The Register-Herald, Beckley, West Virginia

December 4, 2009

Rockefeller terms Byrd’s coal critique ‘very good speech’

By Mannix Porterfield

Clean coal technology is the industry’s salvation, and industry leaders need to get on board with a pioneer project in New Haven aimed at capturing carbon dioxide rather than engage in a diatribe over delayed mining permits, Sen. Jay Rockefeller, D-W.Va., suggested Friday.

Rockefeller appeared in a telephone news conference call with Energy Secretary Steven Chu, Gov. Joe Manchin and Mike Morris, chief executive officer of American Electric Power, to discuss a $334 million outlay in federal stimulus money for clean coal experiment at the firm’s New Haven plant.

The idea is to capture up to 90 percent of the carbon emissions and sequester them 1.5 miles beneath the earth in a $1 billion federal plan that also embraces similar projects in Mobile, Ala., and Midland-Odessa, Texas.

Just a day earlier, Sen. Robert C. Byrd, D-W.Va., issued a stinging rebuke of the coal industry, saying it was orchestrating a campaign of fear among workers over the holdup of 23 mining permits in West Virginia by the Environmental Protection Agency. Byrd also implied mountaintop mining has a diminishing cadre of supporters on Capitol Hill.

Rockefeller termed the speech by Byrd as both “blunt” and “very good.”

“He didn’t mince words,” he said.

Rockefeller indicated his colleague’s remarks need to be put in perspective since the news conference was about helping coal survive the intrusion of natural gas and the EPA.

“Now if you just don’t want to be a participant in that,” he said of the New Haven clean coal project, “then you’re going to see the EPA come in, you’ll see natural gas come in, you’re going to see Wall Street even farther more distant, funding for power plants, funding for coal operations are going to decline,” he said.

“There have been some pretty inflammatory comments from the coal industry. Not all of it, just a few people. That is scaring the heck out of a lot of people in southern West Virginia and making it impossible for them to consider what it is we’re doing here today and the possibility of what we can do tomorrow and the next day to secure the future of coal. That’s the whole point of this. We can secure the future of coal. This country cannot operate without coal.”
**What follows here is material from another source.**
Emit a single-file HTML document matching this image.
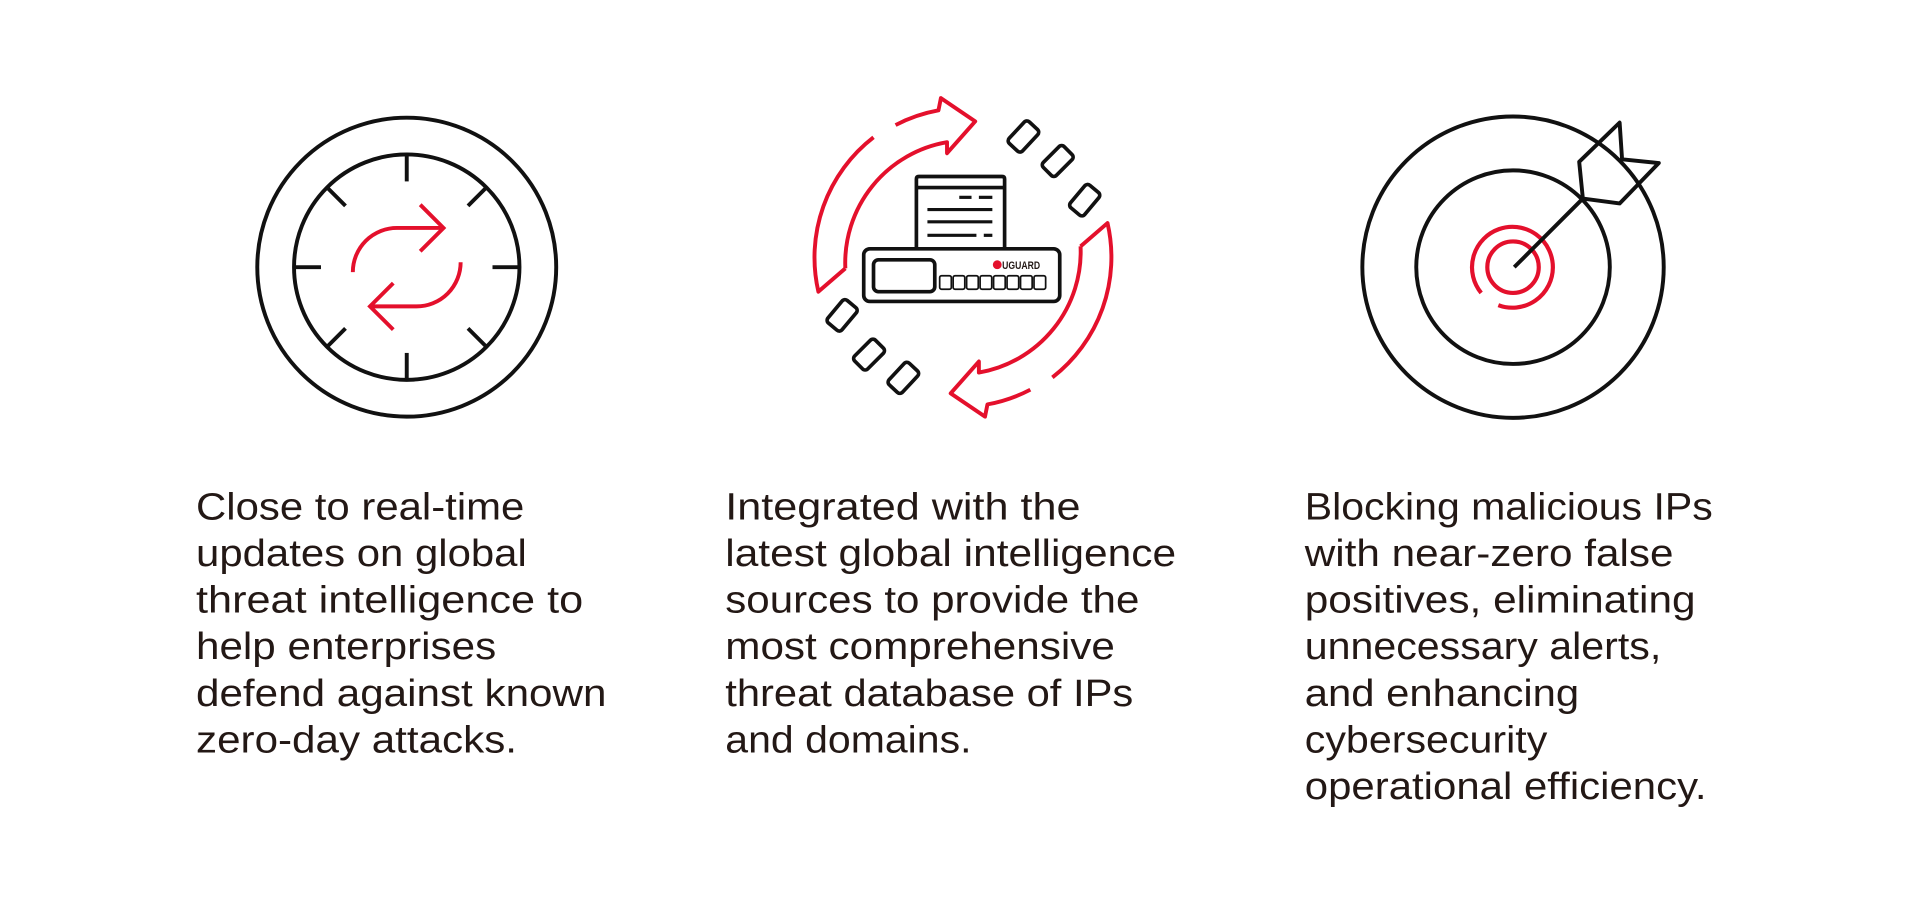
<!DOCTYPE html>
<html><head><meta charset="utf-8"><style>
html,body{margin:0;padding:0;background:#fff;}
svg{display:block;}
text{font-family:"Liberation Sans",sans-serif;fill:#231815;}
</style></head><body>
<svg width="1921" height="908" viewBox="0 0 1568 741" xmlns="http://www.w3.org/2000/svg">
<!-- Clock icon -->
<g fill="none" stroke="#111" stroke-width="3.2">
<circle cx="332" cy="218" r="122"/>
<circle cx="332" cy="218" r="92"/>
<line x1="332" y1="126" x2="332" y2="148"/>
<line x1="332" y1="310" x2="332" y2="288"/>
<line x1="240" y1="218" x2="262" y2="218"/>
<line x1="424" y1="218" x2="402" y2="218"/>
<line x1="267" y1="153" x2="282" y2="168"/>
<line x1="397" y1="153" x2="382" y2="168"/>
<line x1="267" y1="283" x2="282" y2="268"/>
<line x1="397" y1="283" x2="382" y2="268"/>
</g>
<g fill="none" stroke="#e4102c" stroke-width="3.2">
<path d="M288,222 A36,36 0 0 1 324,186 L362,186"/>
<path d="M343,167 L362,186 L343,205"/>
<g transform="rotate(180 332 218)">
<path d="M288,222 A36,36 0 0 1 324,186 L362,186"/>
<path d="M343,167 L362,186 L343,205"/>
</g>
</g>
<!-- Middle icon -->
<g fill="none" stroke="#e4102c" stroke-width="3.2" stroke-linejoin="round">
<path d="M690,219 L668,238 A124,124 0 0 1 713,112"/>
<path d="M731,102 A124,124 0 0 1 766,90 L768,80 L796,99 L773,125 L773,116 A100,100 0 0 0 690,219"/>
<g transform="rotate(180 786 210)">
<path d="M690,219 L668,238 A124,124 0 0 1 713,112"/>
<path d="M731,102 A124,124 0 0 1 766,90 L768,80 L796,99 L773,125 L773,116 A100,100 0 0 0 690,219"/>
</g>
</g>
<g fill="none" stroke="#111" stroke-width="3">
<rect x="823" y="104" width="24" height="15" rx="3" transform="rotate(-47 835 111)"/>
<rect x="851" y="124" width="24" height="15" rx="3" transform="rotate(-45 863 131)"/>
<rect x="873" y="156" width="24" height="15" rx="3" transform="rotate(-50 885 163)"/>
<rect x="725" y="301" width="24" height="15" rx="3" transform="rotate(-47 737 308)"/>
<rect x="697" y="282" width="24" height="15" rx="3" transform="rotate(-45 709 289)"/>
<rect x="675" y="250" width="24" height="15" rx="3" transform="rotate(-50 687 257)"/>
<path d="M748,203 L748,146 Q748,144 750,144 L818,144 Q820,144 820,146 L820,203"/>
<line x1="748" y1="153" x2="820" y2="153"/>
<rect x="705" y="203" width="160" height="43" rx="5"/>
<rect x="713" y="212" width="50" height="26" rx="4"/>
</g>
<g stroke="#111" stroke-width="2.6">
<line x1="783" y1="161" x2="793" y2="161"/><line x1="799" y1="161" x2="810" y2="161"/>
<line x1="757" y1="171" x2="810" y2="171"/>
<line x1="757" y1="181" x2="810" y2="181"/>
<line x1="757" y1="192" x2="797" y2="192"/><line x1="803" y1="192" x2="810" y2="192"/>
</g>
<g fill="none" stroke="#111" stroke-width="1.4">
<rect x="767" y="225" width="9.5" height="11" rx="1.5"/>
<rect x="778" y="225" width="9.5" height="11" rx="1.5"/>
<rect x="789" y="225" width="9.5" height="11" rx="1.5"/>
<rect x="800" y="225" width="9.5" height="11" rx="1.5"/>
<rect x="811" y="225" width="9.5" height="11" rx="1.5"/>
<rect x="822" y="225" width="9.5" height="11" rx="1.5"/>
<rect x="833" y="225" width="9.5" height="11" rx="1.5"/>
<rect x="844" y="225" width="9.5" height="11" rx="1.5"/>
</g>
<circle cx="814" cy="216" r="3.6" fill="#e4102c"/>
<text x="818" y="219.5" style="font-size:9px;font-weight:bold" textLength="31" lengthAdjust="spacingAndGlyphs">UGUARD</text>
<!-- Target icon -->
<g fill="none" stroke="#111" stroke-width="3.2">
<circle cx="1235" cy="218" r="123"/>
<circle cx="1235" cy="218" r="79"/>
</g>
<g fill="none" stroke="#e4102c" stroke-width="3.4">
<circle cx="1235" cy="218" r="21"/>
<path d="M1209,239 A33,33 0 1 1 1223,249"/>
</g>
<g fill="none" stroke="#111" stroke-width="3.2" stroke-linejoin="round">
<line x1="1236" y1="218" x2="1292" y2="162"/>
<path d="M1289,132 L1322,100 L1324,130 L1354,133 L1322,166 L1292,162 Z"/>
</g>
<!-- Text -->
<g style="font-size:31px">
<text x="160" y="424" textLength="268" lengthAdjust="spacingAndGlyphs">Close to real-time</text>
<text x="160" y="462" textLength="270" lengthAdjust="spacingAndGlyphs">updates on global</text>
<text x="160" y="500" textLength="316" lengthAdjust="spacingAndGlyphs">threat intelligence to</text>
<text x="160" y="538" textLength="245" lengthAdjust="spacingAndGlyphs">help enterprises</text>
<text x="160" y="576" textLength="335" lengthAdjust="spacingAndGlyphs">defend against known</text>
<text x="160" y="614" textLength="262" lengthAdjust="spacingAndGlyphs">zero-day attacks.</text>

<text x="592" y="424" textLength="290" lengthAdjust="spacingAndGlyphs">Integrated with the</text>
<text x="592" y="462" textLength="368" lengthAdjust="spacingAndGlyphs">latest global intelligence</text>
<text x="592" y="500" textLength="338" lengthAdjust="spacingAndGlyphs">sources to provide the</text>
<text x="592" y="538" textLength="318" lengthAdjust="spacingAndGlyphs">most comprehensive</text>
<text x="592" y="576" textLength="333" lengthAdjust="spacingAndGlyphs">threat database of IPs</text>
<text x="592" y="614" textLength="201" lengthAdjust="spacingAndGlyphs">and domains.</text>

<text x="1065" y="424" textLength="333" lengthAdjust="spacingAndGlyphs">Blocking malicious IPs</text>
<text x="1065" y="462" textLength="301" lengthAdjust="spacingAndGlyphs">with near-zero false</text>
<text x="1065" y="500" textLength="319" lengthAdjust="spacingAndGlyphs">positives, eliminating</text>
<text x="1065" y="538" textLength="291" lengthAdjust="spacingAndGlyphs">unnecessary alerts,</text>
<text x="1065" y="576" textLength="224" lengthAdjust="spacingAndGlyphs">and enhancing</text>
<text x="1065" y="614" textLength="198" lengthAdjust="spacingAndGlyphs">cybersecurity</text>
<text x="1065" y="652" textLength="328" lengthAdjust="spacingAndGlyphs">operational efficiency.</text>
</g>
</svg>
</body></html>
Rockefeller pointed out he and four other committee chairs have been named by Majority Leader Harry Reid, D-Nev., to write a climate bill, but for now, health care has top priority and it might not get done soon.

At any rate, he said, West Virginia needs to gear itself “psychologically as a strong coal tradition state” to take advantage of the clean technology experiment in New Haven.

“We’ve got to stop the denunciation, the scare tactics and turn people to understanding what might be in something called a climate bill,” the senator said. “The word ‘cap-and-trade’ is a very bad word in West Virginia.”

Yet, he told The Register-Herald, few either on Capitol Hill or in this state could supply “a very good explanation” of its intent.

“We can’t be afraid of anything,” he said. “If cap-and-trade doesn’t work for West Virginia, then it won’t have my support. This is an opportunity. This is about being able to save our future for coal. I just don’t know what could be more important.”

Rockefeller said he believes cap-and-trade can work for the good of West Virginia, depending on how the proposal is written.

“I don’t know enough about it yet,” he said. “Neither do most other people around here. If a bill doesn’t help West Virginia, then it won’t have my support.”

One reporter asked Chu if the New Haven funding was a means of blunting criticism of the Obama administration over the delay in mine permits, and the secretary replied, “We’re not trying to dismantle anyone’s coal industry, especially in West Virginia.”

Chu earlier had pointed out coal satisfies more than half of the nation’s energy demands.

“Coal is an abundant energy resource in the United States,” the secretary said. “America will not turn its back on coal.”